A Elza deu-mo há mais de vinte anos, por ocasião da sua publicação, mas nunca me dediquei a ler Albas com a merecida atenção. Folheei-o, li esparsamente algumas páginas mas pu-lo de lado para uma maior disponibilidade, que nunca para ele se orientou.
O documentário de Inês Leitão Ninguém como nós conhece o sol (2020) vem lembrar-me algumas razões para o reiterado adiamento dessa leitura: embora fosse inteligente e muito culto, Dinis Gonçalves (verdadeiro nome de Sebastião Alba) desde cedo eximiu-se de acomodada rendição às convenções personificando um espírito libertário, que o levou à prisão durante o período colonial por, em atitude teimosamente pacifista, escusar-se a cumprir os “deveres” militares.
Depois, nos primeiros anos de independência de Moçambique ainda integrou o gabinete de um alto responsável da Frelimo, mas a incapacidade para submeter-se a uma disciplina partidária, depressa vocacionou ao fracasso essa possível opção de vida.
Virando costas à família - embora alegrassem-no os reencontros com os irmãos! -, foi escrevendo uma caótica obra literária em suportes precários, muitos dos quais se perderam.
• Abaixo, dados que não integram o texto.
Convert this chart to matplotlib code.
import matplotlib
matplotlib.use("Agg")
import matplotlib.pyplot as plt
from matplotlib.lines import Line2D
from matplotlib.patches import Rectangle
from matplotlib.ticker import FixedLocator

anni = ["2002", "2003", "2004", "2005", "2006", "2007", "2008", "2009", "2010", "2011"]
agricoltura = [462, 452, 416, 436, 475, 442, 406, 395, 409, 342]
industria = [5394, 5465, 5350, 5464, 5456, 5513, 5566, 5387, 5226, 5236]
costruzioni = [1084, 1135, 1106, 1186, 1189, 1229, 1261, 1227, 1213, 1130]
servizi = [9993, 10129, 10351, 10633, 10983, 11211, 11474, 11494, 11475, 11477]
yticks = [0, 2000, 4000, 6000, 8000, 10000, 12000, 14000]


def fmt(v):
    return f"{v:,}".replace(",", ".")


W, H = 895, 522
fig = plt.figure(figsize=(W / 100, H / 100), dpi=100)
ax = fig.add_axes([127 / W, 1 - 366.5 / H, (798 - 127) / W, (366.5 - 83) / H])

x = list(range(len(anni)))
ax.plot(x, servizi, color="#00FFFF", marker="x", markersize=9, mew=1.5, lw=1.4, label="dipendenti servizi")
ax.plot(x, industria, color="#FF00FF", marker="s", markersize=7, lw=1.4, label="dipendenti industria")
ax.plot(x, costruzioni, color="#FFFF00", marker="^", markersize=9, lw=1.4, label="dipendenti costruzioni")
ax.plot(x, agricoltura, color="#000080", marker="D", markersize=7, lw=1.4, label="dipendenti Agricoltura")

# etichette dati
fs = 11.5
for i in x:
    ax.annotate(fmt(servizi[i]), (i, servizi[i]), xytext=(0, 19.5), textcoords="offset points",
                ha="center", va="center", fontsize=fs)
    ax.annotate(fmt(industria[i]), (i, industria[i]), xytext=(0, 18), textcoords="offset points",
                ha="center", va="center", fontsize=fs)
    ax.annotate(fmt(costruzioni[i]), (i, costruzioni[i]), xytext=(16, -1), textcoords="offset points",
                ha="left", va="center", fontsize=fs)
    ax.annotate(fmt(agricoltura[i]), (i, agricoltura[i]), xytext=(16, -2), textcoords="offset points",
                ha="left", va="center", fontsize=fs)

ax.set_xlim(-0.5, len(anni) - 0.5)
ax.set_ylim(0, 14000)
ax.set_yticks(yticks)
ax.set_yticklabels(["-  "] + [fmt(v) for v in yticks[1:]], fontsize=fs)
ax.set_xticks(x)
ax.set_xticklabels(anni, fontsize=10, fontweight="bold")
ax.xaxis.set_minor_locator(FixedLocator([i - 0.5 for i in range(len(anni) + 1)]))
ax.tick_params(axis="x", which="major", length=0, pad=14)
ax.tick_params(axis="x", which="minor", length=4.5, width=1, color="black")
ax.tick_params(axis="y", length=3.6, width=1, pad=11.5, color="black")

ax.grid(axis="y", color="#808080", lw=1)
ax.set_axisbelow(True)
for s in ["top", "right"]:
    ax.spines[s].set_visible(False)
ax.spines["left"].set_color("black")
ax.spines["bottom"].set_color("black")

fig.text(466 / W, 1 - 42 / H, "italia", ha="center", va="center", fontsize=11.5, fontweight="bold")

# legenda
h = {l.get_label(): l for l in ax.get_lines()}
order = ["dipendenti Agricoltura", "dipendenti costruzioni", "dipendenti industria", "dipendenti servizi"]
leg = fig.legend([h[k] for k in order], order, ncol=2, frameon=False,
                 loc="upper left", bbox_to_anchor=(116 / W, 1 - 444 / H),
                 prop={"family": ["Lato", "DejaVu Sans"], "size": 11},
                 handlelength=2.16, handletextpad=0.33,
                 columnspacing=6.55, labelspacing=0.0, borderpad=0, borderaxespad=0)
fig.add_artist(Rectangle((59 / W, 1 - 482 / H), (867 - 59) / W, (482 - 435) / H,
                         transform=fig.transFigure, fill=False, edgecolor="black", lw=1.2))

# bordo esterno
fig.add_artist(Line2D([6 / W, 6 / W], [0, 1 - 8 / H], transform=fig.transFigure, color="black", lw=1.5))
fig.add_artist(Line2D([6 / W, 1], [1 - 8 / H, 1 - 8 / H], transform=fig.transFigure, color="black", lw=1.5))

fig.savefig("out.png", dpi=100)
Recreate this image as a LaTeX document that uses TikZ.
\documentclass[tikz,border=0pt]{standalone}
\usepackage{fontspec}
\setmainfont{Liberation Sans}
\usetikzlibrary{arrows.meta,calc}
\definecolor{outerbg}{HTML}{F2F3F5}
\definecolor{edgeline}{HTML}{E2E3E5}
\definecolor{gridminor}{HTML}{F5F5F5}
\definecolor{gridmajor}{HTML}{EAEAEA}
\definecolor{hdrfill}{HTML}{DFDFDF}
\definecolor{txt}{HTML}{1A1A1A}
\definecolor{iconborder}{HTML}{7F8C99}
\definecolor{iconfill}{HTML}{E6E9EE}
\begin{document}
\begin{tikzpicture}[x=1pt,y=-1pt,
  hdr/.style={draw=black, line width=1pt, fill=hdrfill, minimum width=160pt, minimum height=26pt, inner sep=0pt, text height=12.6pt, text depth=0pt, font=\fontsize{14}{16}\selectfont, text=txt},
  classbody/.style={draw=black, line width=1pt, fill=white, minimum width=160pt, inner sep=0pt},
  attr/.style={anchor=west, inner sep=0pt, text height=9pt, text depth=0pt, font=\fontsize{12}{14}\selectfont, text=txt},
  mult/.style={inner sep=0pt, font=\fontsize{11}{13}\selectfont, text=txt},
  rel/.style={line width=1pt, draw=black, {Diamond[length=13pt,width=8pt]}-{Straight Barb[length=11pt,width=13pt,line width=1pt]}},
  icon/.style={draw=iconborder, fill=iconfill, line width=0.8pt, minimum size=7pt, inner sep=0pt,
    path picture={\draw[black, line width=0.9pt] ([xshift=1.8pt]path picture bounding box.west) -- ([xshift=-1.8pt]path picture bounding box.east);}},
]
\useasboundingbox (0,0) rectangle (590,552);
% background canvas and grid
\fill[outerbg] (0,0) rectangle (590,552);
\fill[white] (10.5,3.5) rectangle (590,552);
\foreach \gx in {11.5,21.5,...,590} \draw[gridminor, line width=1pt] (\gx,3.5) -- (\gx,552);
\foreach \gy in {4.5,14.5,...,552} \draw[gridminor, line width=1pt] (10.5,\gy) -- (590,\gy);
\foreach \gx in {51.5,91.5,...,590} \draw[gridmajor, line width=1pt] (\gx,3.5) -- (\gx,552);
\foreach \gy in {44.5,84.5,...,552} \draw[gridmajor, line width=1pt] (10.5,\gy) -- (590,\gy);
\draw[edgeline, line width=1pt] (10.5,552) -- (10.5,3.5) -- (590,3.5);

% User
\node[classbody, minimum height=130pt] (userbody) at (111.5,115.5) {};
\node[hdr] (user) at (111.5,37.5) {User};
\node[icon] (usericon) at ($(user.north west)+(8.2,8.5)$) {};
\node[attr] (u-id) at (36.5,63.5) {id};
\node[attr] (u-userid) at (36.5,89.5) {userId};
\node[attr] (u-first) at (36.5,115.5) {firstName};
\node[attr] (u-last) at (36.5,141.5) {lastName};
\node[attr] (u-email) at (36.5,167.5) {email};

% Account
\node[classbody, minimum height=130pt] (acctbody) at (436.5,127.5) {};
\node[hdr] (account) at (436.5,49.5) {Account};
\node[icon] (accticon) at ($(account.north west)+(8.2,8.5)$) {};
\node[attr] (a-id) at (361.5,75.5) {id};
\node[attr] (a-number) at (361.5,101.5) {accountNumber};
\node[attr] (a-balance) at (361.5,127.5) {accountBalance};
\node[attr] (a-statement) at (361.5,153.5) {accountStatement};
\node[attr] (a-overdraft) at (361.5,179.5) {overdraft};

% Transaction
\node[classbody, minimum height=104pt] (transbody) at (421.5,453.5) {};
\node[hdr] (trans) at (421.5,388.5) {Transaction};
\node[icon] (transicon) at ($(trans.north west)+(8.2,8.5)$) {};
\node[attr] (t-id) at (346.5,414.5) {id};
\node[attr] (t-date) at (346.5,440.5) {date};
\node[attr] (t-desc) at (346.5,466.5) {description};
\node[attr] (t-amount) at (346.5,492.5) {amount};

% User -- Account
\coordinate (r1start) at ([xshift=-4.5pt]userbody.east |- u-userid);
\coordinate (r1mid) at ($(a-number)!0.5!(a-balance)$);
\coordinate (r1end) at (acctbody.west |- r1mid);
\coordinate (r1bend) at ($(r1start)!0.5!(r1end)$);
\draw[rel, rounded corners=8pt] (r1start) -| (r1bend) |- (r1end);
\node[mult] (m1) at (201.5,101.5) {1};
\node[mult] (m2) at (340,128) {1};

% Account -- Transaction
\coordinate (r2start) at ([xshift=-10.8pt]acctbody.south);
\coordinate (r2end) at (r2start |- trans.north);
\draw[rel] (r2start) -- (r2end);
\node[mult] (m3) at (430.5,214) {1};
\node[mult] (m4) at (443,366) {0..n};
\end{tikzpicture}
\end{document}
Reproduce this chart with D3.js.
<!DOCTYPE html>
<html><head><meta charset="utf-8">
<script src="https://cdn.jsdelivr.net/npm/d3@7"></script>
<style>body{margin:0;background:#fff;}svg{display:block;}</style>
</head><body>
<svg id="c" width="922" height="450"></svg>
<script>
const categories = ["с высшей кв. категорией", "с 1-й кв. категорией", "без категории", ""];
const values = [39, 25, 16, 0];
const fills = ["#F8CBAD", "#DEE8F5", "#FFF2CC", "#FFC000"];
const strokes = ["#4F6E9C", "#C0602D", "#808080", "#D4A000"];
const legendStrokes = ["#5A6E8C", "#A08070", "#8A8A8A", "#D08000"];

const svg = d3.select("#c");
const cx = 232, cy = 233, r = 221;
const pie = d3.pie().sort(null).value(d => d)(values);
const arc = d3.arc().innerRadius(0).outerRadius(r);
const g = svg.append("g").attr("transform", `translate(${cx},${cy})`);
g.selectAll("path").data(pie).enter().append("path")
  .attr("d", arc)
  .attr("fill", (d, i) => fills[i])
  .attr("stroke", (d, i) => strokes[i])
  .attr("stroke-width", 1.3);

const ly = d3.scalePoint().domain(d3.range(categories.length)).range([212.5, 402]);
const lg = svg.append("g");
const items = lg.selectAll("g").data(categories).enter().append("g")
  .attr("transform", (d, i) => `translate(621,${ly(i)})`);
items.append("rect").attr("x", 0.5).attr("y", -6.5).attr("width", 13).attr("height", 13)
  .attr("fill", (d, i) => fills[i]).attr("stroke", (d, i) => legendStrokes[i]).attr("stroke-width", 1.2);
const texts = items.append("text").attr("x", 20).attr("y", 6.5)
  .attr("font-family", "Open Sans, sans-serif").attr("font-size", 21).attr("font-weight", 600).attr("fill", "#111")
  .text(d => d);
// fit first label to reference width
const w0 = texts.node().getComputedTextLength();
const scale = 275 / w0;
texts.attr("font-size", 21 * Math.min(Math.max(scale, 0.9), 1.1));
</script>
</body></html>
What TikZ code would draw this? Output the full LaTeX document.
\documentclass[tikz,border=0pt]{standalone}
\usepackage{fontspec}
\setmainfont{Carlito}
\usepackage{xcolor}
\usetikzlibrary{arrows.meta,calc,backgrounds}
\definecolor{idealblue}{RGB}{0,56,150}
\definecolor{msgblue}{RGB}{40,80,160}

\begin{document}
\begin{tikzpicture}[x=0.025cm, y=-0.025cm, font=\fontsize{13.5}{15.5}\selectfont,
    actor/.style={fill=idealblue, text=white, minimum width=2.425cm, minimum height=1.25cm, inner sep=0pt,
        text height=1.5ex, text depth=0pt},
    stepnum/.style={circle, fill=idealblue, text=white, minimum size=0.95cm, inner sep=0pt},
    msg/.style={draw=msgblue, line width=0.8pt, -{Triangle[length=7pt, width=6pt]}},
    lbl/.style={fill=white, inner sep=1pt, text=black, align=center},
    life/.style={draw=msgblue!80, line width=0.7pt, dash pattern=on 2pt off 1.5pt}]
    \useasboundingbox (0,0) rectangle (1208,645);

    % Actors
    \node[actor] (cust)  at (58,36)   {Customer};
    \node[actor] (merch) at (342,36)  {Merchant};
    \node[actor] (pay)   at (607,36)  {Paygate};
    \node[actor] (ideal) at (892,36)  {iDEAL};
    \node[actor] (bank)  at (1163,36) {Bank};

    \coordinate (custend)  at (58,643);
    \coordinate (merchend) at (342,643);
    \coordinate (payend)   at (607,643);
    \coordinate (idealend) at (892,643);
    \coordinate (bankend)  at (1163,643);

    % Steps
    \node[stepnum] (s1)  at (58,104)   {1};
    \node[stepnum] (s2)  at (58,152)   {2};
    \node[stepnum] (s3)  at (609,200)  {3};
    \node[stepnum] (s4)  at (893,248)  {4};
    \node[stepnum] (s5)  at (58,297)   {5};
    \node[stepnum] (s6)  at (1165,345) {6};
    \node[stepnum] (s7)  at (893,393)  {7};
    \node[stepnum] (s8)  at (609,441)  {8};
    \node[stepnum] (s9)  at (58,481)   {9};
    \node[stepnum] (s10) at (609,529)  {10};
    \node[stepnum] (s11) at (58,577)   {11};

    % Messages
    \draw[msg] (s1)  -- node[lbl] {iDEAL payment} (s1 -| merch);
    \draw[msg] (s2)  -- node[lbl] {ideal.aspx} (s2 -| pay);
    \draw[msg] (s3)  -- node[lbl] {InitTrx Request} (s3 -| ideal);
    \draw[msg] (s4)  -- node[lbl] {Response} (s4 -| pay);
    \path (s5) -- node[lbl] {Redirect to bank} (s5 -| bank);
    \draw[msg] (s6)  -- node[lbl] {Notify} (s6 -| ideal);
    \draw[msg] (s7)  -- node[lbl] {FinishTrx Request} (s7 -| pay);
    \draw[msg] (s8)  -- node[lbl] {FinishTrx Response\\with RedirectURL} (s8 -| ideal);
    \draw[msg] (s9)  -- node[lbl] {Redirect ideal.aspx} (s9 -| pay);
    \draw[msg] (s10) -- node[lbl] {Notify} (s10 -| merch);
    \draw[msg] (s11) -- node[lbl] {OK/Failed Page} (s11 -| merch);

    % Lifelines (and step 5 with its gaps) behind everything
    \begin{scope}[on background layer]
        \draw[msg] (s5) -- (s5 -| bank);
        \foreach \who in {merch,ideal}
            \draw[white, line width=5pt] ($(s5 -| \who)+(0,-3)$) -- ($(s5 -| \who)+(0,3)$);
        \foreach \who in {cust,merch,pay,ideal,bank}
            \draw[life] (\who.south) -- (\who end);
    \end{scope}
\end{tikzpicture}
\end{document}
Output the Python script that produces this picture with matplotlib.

Até porque, a exemplo das aves de arribação, nunca ficava muito tempo no mesmo sítio, numa existência de sem abrigo andrajoso, que surpreendia quem o não conhecia pelo tom de voz doce e vocabulário de quem, mesmo se quisesse, não poderia iludir a educação recebida e a cultura que a consolidara.
Atropelado em Lisboa só foi identificado na morgue semanas depois, porque a polícia nem sequer se deu ao trabalho de ler os papéis de que sempre se fazia acompanhar com os contactos da família a quem deveria informar acaso algo lhe acontecesse.
Fim trágico de alguém que interpela quanto à razão, que levou quem tinha capacidade para confortável modo de vida pequeno-burguês a preferir a mais despojada liberdade.